Выбрать главу

В этом бою и мне довелось побывать в роли корректировщика. Не потому, конечно же, что это входит в обязанности начальника штаба артиллерийского полка. И не потому, что не хватало у нас специалистов в этой области. Были у нас отлично подготовлены офицеры и сержанты. Но поскольку в танки корректировщиков мы сажали впервые, надо было проверить, насколько успешно могут они работать в таких условиях. А что позволит сделать наиболее объективные выводы? Вне всякого сомнения, личное впечатление. Вот почему я оказался, получив предварительно разрешение у командира полка, в танке.

Тяжелая машина рывком взяла с места. И я тут же стукнулся обо что-то головой. Попытался поднять руку, для того чтобы пощупать затылок, но зацепил за что-то плечом. Словом, сразу понял, что лучше всего сидеть и покрепче держаться. Вокруг все гудело, скрипело. И самое главное — я практически почти ничего не видел в узкую, бешено прыгающую перед глазами смотровую щель: то серое небо перед глазами, то покрытая снегом земля. А порой толчки следовали настолько часто, что я вообще переставал понимать, где небо, а где земля. А ведь задача корректировщика заключалась в том, чтобы наблюдать не за ними, а за разрывами снарядов артиллерийских дивизионов. И не просто наблюдать, а передавать соответствующие команды по радио.

На первых порах мне это не удавалось. Спустя некоторое время как-то попривык. И тем не менее свистопляска перед глазами продолжалась. Думаю, что так и не сумел чем-либо помочь в смысле корректировки артиллерийского огня. Не исключено, что в следующий раз дела пошли бы лучше, но следующего раза не было. После боя подготовил доклад, который был выслушан с полным вниманием и пониманием не только командиром полка, но и командующим артиллерией дивизии. Примерно то же самое рассказали и другие наши корректировщики: ограниченный обзор, непрерывная тряска мешают весьма существенно. Больше таких экспериментов в период боев под Сталинградом мы не проводили.

К вечеру 10 января части дивизии продвинулись от 1,5 до 4,5 километра. Враг упорно сопротивлялся. Вернувшись с корректировки, я узнал, что наши батареи действовали четко, вели огонь в высочайшем темпе.

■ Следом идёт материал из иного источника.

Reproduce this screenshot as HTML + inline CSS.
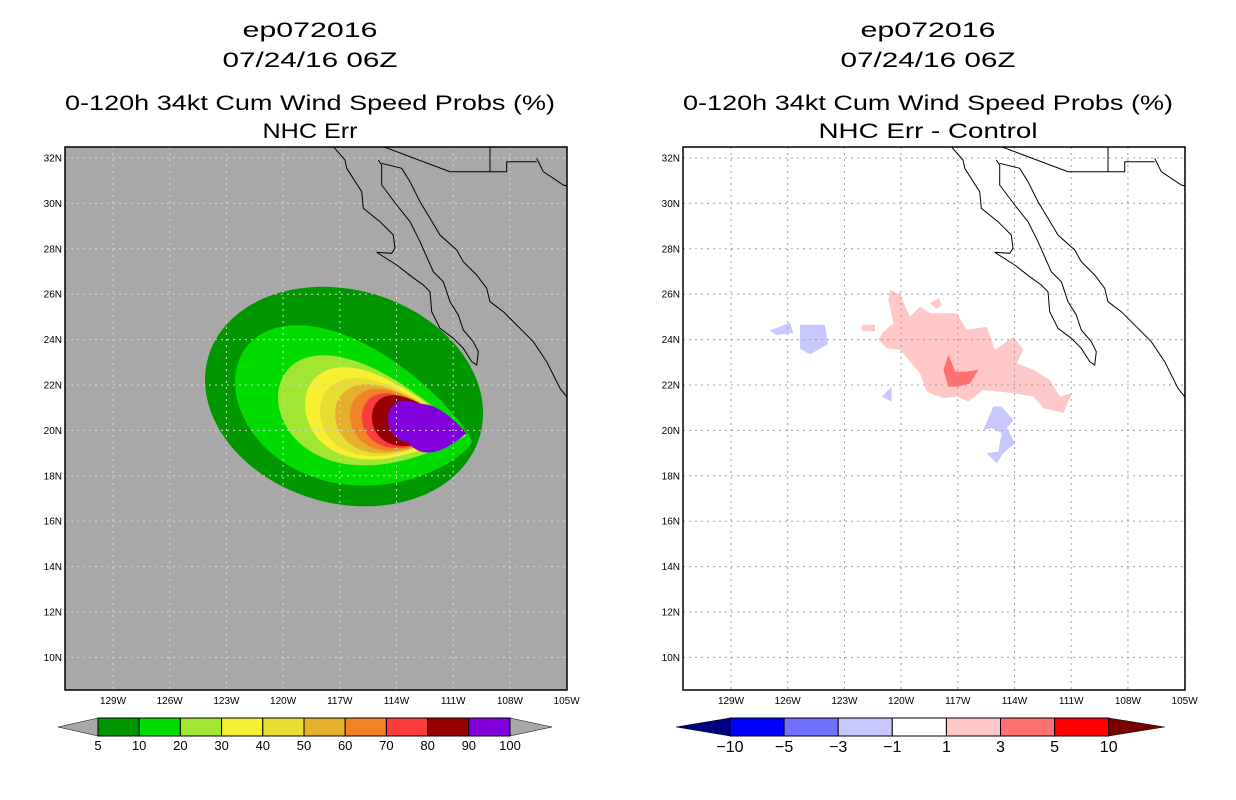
<!DOCTYPE html>
<html><head><meta charset="utf-8"><style>
body{margin:0;background:#fff;}
svg{display:block;font-family:"Liberation Sans",sans-serif;}
</style></head><body>
<svg id="c" width="1236" height="800" viewBox="0 0 1236 800">
<defs>
<clipPath id="clipL"><rect x="65" y="147" width="502" height="543"/></clipPath>
<clipPath id="clipR"><rect x="683" y="147" width="502" height="543"/></clipPath>
</defs>
<g font-size="21" text-anchor="middle" fill="#000">
<text x="310" y="37" textLength="135" lengthAdjust="spacingAndGlyphs">ep072016</text>
<text x="310" y="67" textLength="175" lengthAdjust="spacingAndGlyphs">07/24/16 06Z</text>
<text x="310" y="110" textLength="490" lengthAdjust="spacingAndGlyphs">0-120h 34kt Cum Wind Speed Probs (%)</text>
<text x="310" y="138" textLength="95" lengthAdjust="spacingAndGlyphs">NHC Err</text>
<text x="928" y="37" textLength="135" lengthAdjust="spacingAndGlyphs">ep072016</text>
<text x="928" y="67" textLength="175" lengthAdjust="spacingAndGlyphs">07/24/16 06Z</text>
<text x="928" y="110" textLength="490" lengthAdjust="spacingAndGlyphs">0-120h 34kt Cum Wind Speed Probs (%)</text>
<text x="928" y="138" textLength="219" lengthAdjust="spacingAndGlyphs">NHC Err - Control</text>
</g>
<rect x="65" y="147" width="502" height="543" fill="#a8a8a8"/>
<rect x="683" y="147" width="502" height="543" fill="#fff"/>
<g id="L" clip-path="url(#clipL)"></g>
<g id="R" clip-path="url(#clipR)"></g>
<rect x="65" y="147" width="502" height="543" fill="none" stroke="#000" stroke-width="1.5"/>
<rect x="683" y="147" width="502" height="543" fill="none" stroke="#000" stroke-width="1.5"/>
<g id="axes" font-size="10" fill="#000"></g>
<g id="cbL"></g>
<g id="cbR"></g>
</svg>
<script>
// ---- data ----
const lonTicks = [129,126,123,120,117,114,111,108,105];
const latTicks = [32,30,28,26,24,22,20,18,16,14,12,10];
const probLevels = [5,10,20,30,40,50,60,70,80,90,100];
const probColors = ["#009600","#00dc00","#a0e632","#f5f032","#e6dc32","#e6af2d","#f08228","#fa3c3c","#960000","#8200dc"];
// contour extents per level: west lon, east lon, north lat, south lat (deg W / deg N)
const contWest  = [124.13,122.54,120.27,118.84,118.05,117.25,116.46,115.83,115.30,114.45,113.6];
const contEast  = [109.42,110.0,110.3,110.35,110.37,110.37,110.37,110.37,110.37,110.37,110.3];
const contNorth = [26.27,24.95,23.54,23.01,22.53,22.22,22.0,21.78,21.69,21.43,21.12];
const contSouth = [16.71,18.26,18.87,19.05,19.14,19.22,19.31,19.40,19.49,19.58,19.0];
const contPoint = [0,0.3,0.5,0.6,0.65,0.7,0.75,0.8,0.8,0.85,0.5];
const contTilt  = [0.12,0.1,0.06,0.03,0,0,0,0,0,0,0.1];
const tipLon = 110.11, tipLat = 20.02;
const diffLevels = ["-10","-5","-3","-1","1","3","5","10"];
const diffColors = ["#0000ff","#7070ff","#c8c8ff","#ffffff","#ffc8c8","#ff7070","#ff0000"];
const diffPink = [[120.58,26.19],[120.05,25.97],[119.53,25.01],[119.00,25.46],[118.47,25.16],[117.06,25.16],[116.53,24.43],[115.47,24.57],[115.03,23.55],[114.06,24.13],[113.53,23.55],[113.88,22.96],[113.0,22.67],[112.12,22.22],[111.59,21.49],[110.97,21.64],[111.41,20.76],[112.47,20.98],[113.0,21.49],[114.06,21.64],[115.65,21.78],[116.44,21.27],[117.06,21.49],[117.76,21.42],[118.64,21.71],[119.0,22.52],[119.61,23.11],[120.05,23.55],[120.76,23.62],[121.20,23.99],[120.94,24.35],[120.41,24.72],[120.67,25.75]];
const diffPinkSmall1 = [[122.08,24.65],[121.38,24.65],[121.38,24.37],[122.08,24.37]];
const diffPinkSmall2 = [[118.47,25.60],[118.0,25.82],[117.85,25.50],[118.1,25.35]];
const diffRed = [[117.5,23.33],[117.14,22.59],[116.53,22.59],[115.91,22.67],[116.35,22.08],[116.97,21.93],[117.5,21.93],[117.76,22.67]];
const diffBlue1 = [[115.65,20.02],[115.12,21.05],[114.68,21.05],[114.06,20.46],[114.41,20.10],[113.97,19.43],[114.59,18.99],[114.94,18.55],[115.47,18.99],[114.85,19.07],[114.68,19.88],[115.2,20.10]];
const diffBlue2 = [[121.02,21.49],[120.5,21.93],[120.5,21.27]];
const diffBlue3 = [[125.35,24.65],[124.03,24.65],[123.87,23.8],[124.82,23.35],[125.35,23.6]];
const diffBlue4 = [[126.94,24.4],[125.88,24.75],[125.7,24.3],[126.6,24.2]];

// ---- helpers ----
const NS="http://www.w3.org/2000/svg";
function mk(tag,attrs,parent){const e=document.createElementNS(NS,tag);for(const k in attrs)e.setAttribute(k,attrs[k]);parent.appendChild(e);return e;}
const PX=18.9, PY=22.7;
function xL(w){return 113+(129-w)*PX;}
function xR(w){return 731+(129-w)*PX;}
function yM(lat){return 158+(32-lat)*PY;}

const L=document.getElementById('L'), R=document.getElementById('R'), A=document.getElementById('axes');

// ---- left contours ----
for(let i=0;i<contWest.length;i++){
  const xw=xL(contWest[i]), xe=xL(contEast[i]), yt=yM(contNorth[i]), yb=yM(contSouth[i]);
  const p=contPoint[i], tilt=contTilt[i];
  const cx=(xw+xe)/2, a=(xe-xw)/2, ymid=(yt+yb)/2;
  let mx=0; for(let t=0;t<Math.PI;t+=0.01){mx=Math.max(mx,Math.sin(t)*Math.pow((1-Math.cos(t))/2,p));}
  const b=(yb-yt)/2/mx;
  const ytip=yM(tipLat);
  const pts=[];
  for(let k=0;k<180;k++){
    const t=k/180*2*Math.PI, ux=Math.cos(t), uy=Math.sin(t);
    let cy = p>0 ? ymid+(ytip-ymid)*((ux+1)/2) : ymid;
    cy += tilt*a*ux;
    pts.push((cx+a*ux).toFixed(1)+","+(cy-b*uy*Math.pow((1-ux)/2,p)).toFixed(1));
  }
  const poly=mk('polygon',{points:pts.join(' '),fill:probColors[Math.min(i,probColors.length-1)]},L);
  
  
}

// ---- right difference regions ----
function region(arr,col,name){
  const poly=mk('polygon',{points:arr.map(p=>xR(p[0]).toFixed(1)+","+yM(p[1]).toFixed(1)).join(' '),fill:col},R);
  
  
}
region(diffPink,"#ffc8c8","diff-region-1to3");
region(diffPinkSmall1,"#ffc8c8","diff-region-1to3-small");
region(diffPinkSmall2,"#ffc8c8","diff-region-1to3-small");
region(diffRed,"#ff7070","diff-region-3to5");
region(diffBlue1,"#c8c8ff","diff-region-neg1to3");
region(diffBlue2,"#c8c8ff","diff-region-neg1to3");
region(diffBlue3,"#c8c8ff","diff-region-neg1to3");
region(diffBlue4,"#c8c8ff","diff-region-neg1to3");

// ---- grid + coast ----
const coastWest=[[10,5],[45,45],[50,70],[95,140],[100,190],[150,230],[190,270],[195,310],[185,325],[140,322],[200,360],[245,395],[280,420],[300,440],[305,500],[330,550],[370,580],[400,610],[425,650],[440,660],[445,620],[430,590],[400,555],[385,510],[360,470],[340,410],[310,380],[270,290],[240,230],[200,180],[155,120],[155,60],[145,45]];
const coastMain=[[155,55],[215,70],[240,110],[270,170],[300,220],[330,270],[380,315],[400,350],[440,390],[470,430],[480,470],[520,500],[570,550],[610,590],[650,650],[690,730],[714,760]];
const border1=[[160,5],[360,80],[480,80],[480,5]];
const border2=[[480,80],[530,80],[530,50],[620,50]];
const border3=[[620,40],[640,80],[700,120],[720,125]];
function drawMap(g,off,gridCol){
  const x0=off?683:65;
  lonTicks.forEach(w=>{const x=off?xR(w):xL(w);
    const l=mk('line',{x1:x,x2:x,y1:147,y2:690,stroke:gridCol,'stroke-width':1,'stroke-dasharray':'2,4'},g);
    });
  latTicks.forEach(la=>{const y=yM(la);
    const l=mk('line',{x1:x0,x2:x0+502,y1:y,y2:y,stroke:gridCol,'stroke-width':1,'stroke-dasharray':'2,4'},g);
    });
  const dx=off?618:0;
  [coastWest,coastMain,border1,border2,border3].forEach((arr,j)=>{
    const pl=mk('polyline',{points:arr.map(p=>(330+dx+p[0]/3).toFixed(1)+","+(145+p[1]/3).toFixed(1)).join(' '),fill:'none',stroke:'#000','stroke-width':1},g);
    
  });
}
drawMap(L,false,"#d4d4d4");
drawMap(R,true,"#a0a0a0");

// ---- axis labels ----
[false,true].forEach(r=>{
  lonTicks.forEach(w=>{const x=r?xR(w):xL(w);
    const t=mk('text',{x:x,y:704,'text-anchor':'middle'},A);t.textContent=w+"W";
    });
  latTicks.forEach(la=>{const y=yM(la);
    const t=mk('text',{x:r?680:62,y:y+3.5,'text-anchor':'end'},A);t.textContent=la+"N";
    });
});

// ---- colorbars ----
const cbL=document.getElementById('cbL'), cbR=document.getElementById('cbR');
(function(){
  const x0=98,w=41.2,y0=718,h=18;
  mk('polygon',{points:`58,${y0+h/2} ${x0},${y0} ${x0},${y0+h}`,fill:'#a8a8a8',stroke:'#000','stroke-width':0.5},cbL);
  const xe=x0+w*probColors.length;
  mk('polygon',{points:`${xe},${y0} ${xe+42},${y0+h/2} ${xe},${y0+h}`,fill:'#a8a8a8',stroke:'#000','stroke-width':0.5},cbL);
  probColors.forEach((c,i)=>{const r=mk('rect',{x:x0+i*w,y:y0,width:w,height:h,fill:c,stroke:'#000','stroke-width':1},cbL);
    });
  probLevels.forEach((v,i)=>{const t=mk('text',{x:x0+i*w,y:750,'text-anchor':'middle','font-size':13},cbL);t.textContent=v;
    });
})();
(function(){
  const x0=730,w=54.1,y0=718,h=18;
  mk('polygon',{points:`676,${y0+h/2} ${x0},${y0} ${x0},${y0+h}`,fill:'#000080',stroke:'#000','stroke-width':0.5},cbR);
  const xe=x0+w*diffColors.length;
  mk('polygon',{points:`${xe},${y0} ${xe+56},${y0+h/2} ${xe},${y0+h}`,fill:'#780000',stroke:'#000','stroke-width':0.5},cbR);
  diffColors.forEach((c,i)=>{const r=mk('rect',{x:x0+i*w,y:y0,width:w,height:h,fill:c,stroke:'#000','stroke-width':1},cbR);
    });
  diffLevels.forEach((v,i)=>{const t=mk('text',{x:x0+i*w,y:752,'text-anchor':'middle','font-size':16},cbR);t.textContent=v.replace('-','\u2212');
    });
})();
</script>
</body></html>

Мне рассказали, что кое-где, несмотря на 25-градусный мороз, артиллеристы сбрасывали на снег шинели и полушубки. «Так удобней», — пояснили они.

Успехи радовали, но мы понесли и потери. Помню, я находился на командном пункте полка, когда туда позвонили из третьего дивизиона. В шипящей и гудящей трубке едва-едва пробивался чей-то далекий, незнакомый голос:

— Почтаренко…

— Не слышу. Что? Повторите!

— Почтаренко…

С большим трудом удалось разобрать, что из дивизиона докладывают о том, что убит капитан Почтаренко. Трудно было поверить в это. Еще позавчера мы разговаривали с ним, уточняли детали, связанные с предстоящим боем. И вот нет больше нашего Николая Григорьевича. Не услышу его такой знакомый говорок, не увижу открытой, хорошей улыбки…

Но война есть война. И думать в эту трудную минуту приходилось в первую очередь о бое. Я повернулся к капитану Е. М. Ряхину, который стоял рядом, и приказал принять командование дивизионом.

— Есть, принять командование дивизионом!

Через несколько минут его уже не было на наблюдательном пункте. Я разыскал командира полка и доложил о принятом решении. Подполковник Холин одобрил его. Минут через 40–50 капитан Ряхин уже докладывал по телефону, что благополучно добрался до места, что батареи поочередно меняют огневые позиции, что потери в личном составе велики, но задача, поставленная перед дивизионом, выполняется успешно. В метель и стужу, под ураганным огнем противника части дивизии упорно пробивались вперед. В конце дня 12 января соединение вышло на западный берег реки Россошка. Продвигались по заснеженной степи, и артиллерия поотстала. Однако когда подтянули пушки, наши войска с боем перешли Россошку и продолжали наступление. Теперь мы начали второй этап операции — штурм Ново-Алексеевского. В ночь на 15 января части 214-й и 304-й дивизий овладели аэродромом Питомник.